──────── Source material

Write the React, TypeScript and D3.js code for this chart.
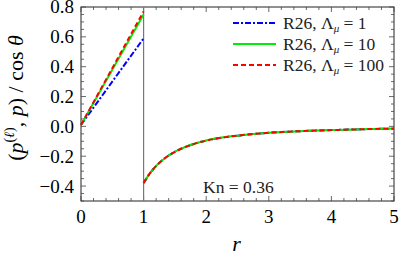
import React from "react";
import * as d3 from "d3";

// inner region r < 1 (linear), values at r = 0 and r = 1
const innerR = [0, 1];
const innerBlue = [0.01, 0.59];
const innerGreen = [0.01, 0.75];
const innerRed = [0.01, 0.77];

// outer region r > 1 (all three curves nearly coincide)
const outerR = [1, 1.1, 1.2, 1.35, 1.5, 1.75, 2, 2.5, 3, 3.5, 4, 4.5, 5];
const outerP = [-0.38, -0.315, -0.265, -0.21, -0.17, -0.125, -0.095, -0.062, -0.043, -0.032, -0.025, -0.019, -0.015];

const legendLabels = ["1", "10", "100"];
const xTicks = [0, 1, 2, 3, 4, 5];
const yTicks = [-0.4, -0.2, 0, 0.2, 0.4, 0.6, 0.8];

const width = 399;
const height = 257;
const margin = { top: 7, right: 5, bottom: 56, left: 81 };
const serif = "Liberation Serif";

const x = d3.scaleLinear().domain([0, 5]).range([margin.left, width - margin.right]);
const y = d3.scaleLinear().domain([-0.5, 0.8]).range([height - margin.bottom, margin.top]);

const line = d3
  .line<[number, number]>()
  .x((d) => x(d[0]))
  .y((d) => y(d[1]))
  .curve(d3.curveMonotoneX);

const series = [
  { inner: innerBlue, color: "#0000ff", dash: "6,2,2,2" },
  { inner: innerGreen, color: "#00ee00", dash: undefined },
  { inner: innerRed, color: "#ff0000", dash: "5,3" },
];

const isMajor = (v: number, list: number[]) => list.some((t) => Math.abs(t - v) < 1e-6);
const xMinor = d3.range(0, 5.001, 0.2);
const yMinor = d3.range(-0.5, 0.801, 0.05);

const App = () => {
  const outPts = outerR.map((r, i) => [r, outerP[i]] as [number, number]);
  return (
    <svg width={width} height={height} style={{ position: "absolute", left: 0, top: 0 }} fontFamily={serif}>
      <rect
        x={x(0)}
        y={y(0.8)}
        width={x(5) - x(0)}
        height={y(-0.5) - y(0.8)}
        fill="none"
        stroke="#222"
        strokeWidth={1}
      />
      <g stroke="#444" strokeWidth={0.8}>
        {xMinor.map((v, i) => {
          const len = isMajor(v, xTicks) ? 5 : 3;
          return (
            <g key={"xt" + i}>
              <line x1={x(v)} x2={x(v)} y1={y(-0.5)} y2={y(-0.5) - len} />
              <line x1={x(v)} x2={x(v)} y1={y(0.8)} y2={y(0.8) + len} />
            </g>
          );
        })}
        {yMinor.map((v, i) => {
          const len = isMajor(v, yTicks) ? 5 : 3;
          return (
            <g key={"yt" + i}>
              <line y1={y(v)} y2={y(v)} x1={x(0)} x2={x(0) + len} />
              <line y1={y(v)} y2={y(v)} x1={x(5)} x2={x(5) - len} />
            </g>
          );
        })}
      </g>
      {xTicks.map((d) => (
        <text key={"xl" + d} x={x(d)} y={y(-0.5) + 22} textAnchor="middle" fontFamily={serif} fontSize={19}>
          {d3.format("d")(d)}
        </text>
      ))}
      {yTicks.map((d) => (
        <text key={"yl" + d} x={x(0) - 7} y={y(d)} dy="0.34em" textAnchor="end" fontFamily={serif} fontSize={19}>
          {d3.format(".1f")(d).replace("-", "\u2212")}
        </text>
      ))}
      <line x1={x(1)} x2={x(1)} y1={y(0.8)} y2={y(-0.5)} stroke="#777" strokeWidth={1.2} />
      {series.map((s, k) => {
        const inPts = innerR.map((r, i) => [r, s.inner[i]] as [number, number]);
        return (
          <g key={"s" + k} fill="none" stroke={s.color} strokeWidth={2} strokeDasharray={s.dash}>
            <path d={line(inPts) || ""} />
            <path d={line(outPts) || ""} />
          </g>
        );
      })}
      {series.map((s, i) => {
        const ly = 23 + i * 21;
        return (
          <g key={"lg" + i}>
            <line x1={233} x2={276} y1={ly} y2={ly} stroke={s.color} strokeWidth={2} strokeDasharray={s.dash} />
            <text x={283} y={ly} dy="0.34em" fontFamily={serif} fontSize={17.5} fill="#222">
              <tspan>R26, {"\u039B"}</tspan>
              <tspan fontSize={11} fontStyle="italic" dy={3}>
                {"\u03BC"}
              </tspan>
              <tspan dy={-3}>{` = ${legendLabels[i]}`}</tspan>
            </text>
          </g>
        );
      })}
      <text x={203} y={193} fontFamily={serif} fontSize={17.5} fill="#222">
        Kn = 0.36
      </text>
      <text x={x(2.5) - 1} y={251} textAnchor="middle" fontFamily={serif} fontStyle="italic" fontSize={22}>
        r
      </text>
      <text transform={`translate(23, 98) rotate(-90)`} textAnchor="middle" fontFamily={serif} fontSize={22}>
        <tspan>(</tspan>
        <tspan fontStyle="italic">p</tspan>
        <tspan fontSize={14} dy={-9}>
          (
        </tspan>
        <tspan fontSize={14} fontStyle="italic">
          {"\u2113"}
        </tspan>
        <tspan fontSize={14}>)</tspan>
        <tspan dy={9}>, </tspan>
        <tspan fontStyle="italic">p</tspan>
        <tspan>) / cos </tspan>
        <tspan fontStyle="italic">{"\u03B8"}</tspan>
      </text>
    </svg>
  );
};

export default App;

────────────────

→ **What is asked**
Write out the full set of lines verbatim, without the pictures.

→ **Solution to the problem**
Write the React, TypeScript and D3.js code for this chart.
import React from "react";
import * as d3 from "d3";

// inner region r < 1 (linear), values at r = 0 and r = 1
const innerR = [0, 1];
const innerBlue = [0.01, 0.59];
const innerGreen = [0.01, 0.75];
const innerRed = [0.01, 0.77];

// outer region r > 1 (all three curves nearly coincide)
const outerR = [1, 1.1, 1.2, 1.35, 1.5, 1.75, 2, 2.5, 3, 3.5, 4, 4.5, 5];
const outerP = [-0.38, -0.315, -0.265, -0.21, -0.17, -0.125, -0.095, -0.062, -0.043, -0.032, -0.025, -0.019, -0.015];

const legendLabels = ["1", "10", "100"];
const xTicks = [0, 1, 2, 3, 4, 5];
const yTicks = [-0.4, -0.2, 0, 0.2, 0.4, 0.6, 0.8];

const width = 399;
const height = 257;
const margin = { top: 7, right: 5, bottom: 56, left: 81 };
const serif = "Liberation Serif";

const x = d3.scaleLinear().domain([0, 5]).range([margin.left, width - margin.right]);
const y = d3.scaleLinear().domain([-0.5, 0.8]).range([height - margin.bottom, margin.top]);

const line = d3
  .line<[number, number]>()
  .x((d) => x(d[0]))
  .y((d) => y(d[1]))
  .curve(d3.curveMonotoneX);

const series = [
  { inner: innerBlue, color: "#0000ff", dash: "6,2,2,2" },
  { inner: innerGreen, color: "#00ee00", dash: undefined },
  { inner: innerRed, color: "#ff0000", dash: "5,3" },
];

const isMajor = (v: number, list: number[]) => list.some((t) => Math.abs(t - v) < 1e-6);
const xMinor = d3.range(0, 5.001, 0.2);
const yMinor = d3.range(-0.5, 0.801, 0.05);

const App = () => {
  const outPts = outerR.map((r, i) => [r, outerP[i]] as [number, number]);
  return (
    <svg width={width} height={height} style={{ position: "absolute", left: 0, top: 0 }} fontFamily={serif}>
      <rect
        x={x(0)}
        y={y(0.8)}
        width={x(5) - x(0)}
        height={y(-0.5) - y(0.8)}
        fill="none"
        stroke="#222"
        strokeWidth={1}
      />
      <g stroke="#444" strokeWidth={0.8}>
        {xMinor.map((v, i) => {
          const len = isMajor(v, xTicks) ? 5 : 3;
          return (
            <g key={"xt" + i}>
              <line x1={x(v)} x2={x(v)} y1={y(-0.5)} y2={y(-0.5) - len} />
              <line x1={x(v)} x2={x(v)} y1={y(0.8)} y2={y(0.8) + len} />
            </g>
          );
        })}
        {yMinor.map((v, i) => {
          const len = isMajor(v, yTicks) ? 5 : 3;
          return (
            <g key={"yt" + i}>
              <line y1={y(v)} y2={y(v)} x1={x(0)} x2={x(0) + len} />
              <line y1={y(v)} y2={y(v)} x1={x(5)} x2={x(5) - len} />
            </g>
          );
        })}
      </g>
      {xTicks.map((d) => (
        <text key={"xl" + d} x={x(d)} y={y(-0.5) + 22} textAnchor="middle" fontFamily={serif} fontSize={19}>
          {d3.format("d")(d)}
        </text>
      ))}
      {yTicks.map((d) => (
        <text key={"yl" + d} x={x(0) - 7} y={y(d)} dy="0.34em" textAnchor="end" fontFamily={serif} fontSize={19}>
          {d3.format(".1f")(d).replace("-", "\u2212")}
        </text>
      ))}
      <line x1={x(1)} x2={x(1)} y1={y(0.8)} y2={y(-0.5)} stroke="#777" strokeWidth={1.2} />
      {series.map((s, k) => {
        const inPts = innerR.map((r, i) => [r, s.inner[i]] as [number, number]);
        return (
          <g key={"s" + k} fill="none" stroke={s.color} strokeWidth={2} strokeDasharray={s.dash}>
            <path d={line(inPts) || ""} />
            <path d={line(outPts) || ""} />
          </g>
        );
      })}
      {series.map((s, i) => {
        const ly = 23 + i * 21;
        return (
          <g key={"lg" + i}>
            <line x1={233} x2={276} y1={ly} y2={ly} stroke={s.color} strokeWidth={2} strokeDasharray={s.dash} />
            <text x={283} y={ly} dy="0.34em" fontFamily={serif} fontSize={17.5} fill="#222">
              <tspan>R26, {"\u039B"}</tspan>
              <tspan fontSize={11} fontStyle="italic" dy={3}>
                {"\u03BC"}
              </tspan>
              <tspan dy={-3}>{` = ${legendLabels[i]}`}</tspan>
            </text>
          </g>
        );
      })}
      <text x={203} y={193} fontFamily={serif} fontSize={17.5} fill="#222">
        Kn = 0.36
      </text>
      <text x={x(2.5) - 1} y={251} textAnchor="middle" fontFamily={serif} fontStyle="italic" fontSize={22}>
        r
      </text>
      <text transform={`translate(23, 98) rotate(-90)`} textAnchor="middle" fontFamily={serif} fontSize={22}>
        <tspan>(</tspan>
        <tspan fontStyle="italic">p</tspan>
        <tspan fontSize={14} dy={-9}>
          (
        </tspan>
        <tspan fontSize={14} fontStyle="italic">
          {"\u2113"}
        </tspan>
        <tspan fontSize={14}>)</tspan>
        <tspan dy={9}>, </tspan>
        <tspan fontStyle="italic">p</tspan>
        <tspan>) / cos </tspan>
        <tspan fontStyle="italic">{"\u03B8"}</tspan>
      </text>
    </svg>
  );
};

export default App;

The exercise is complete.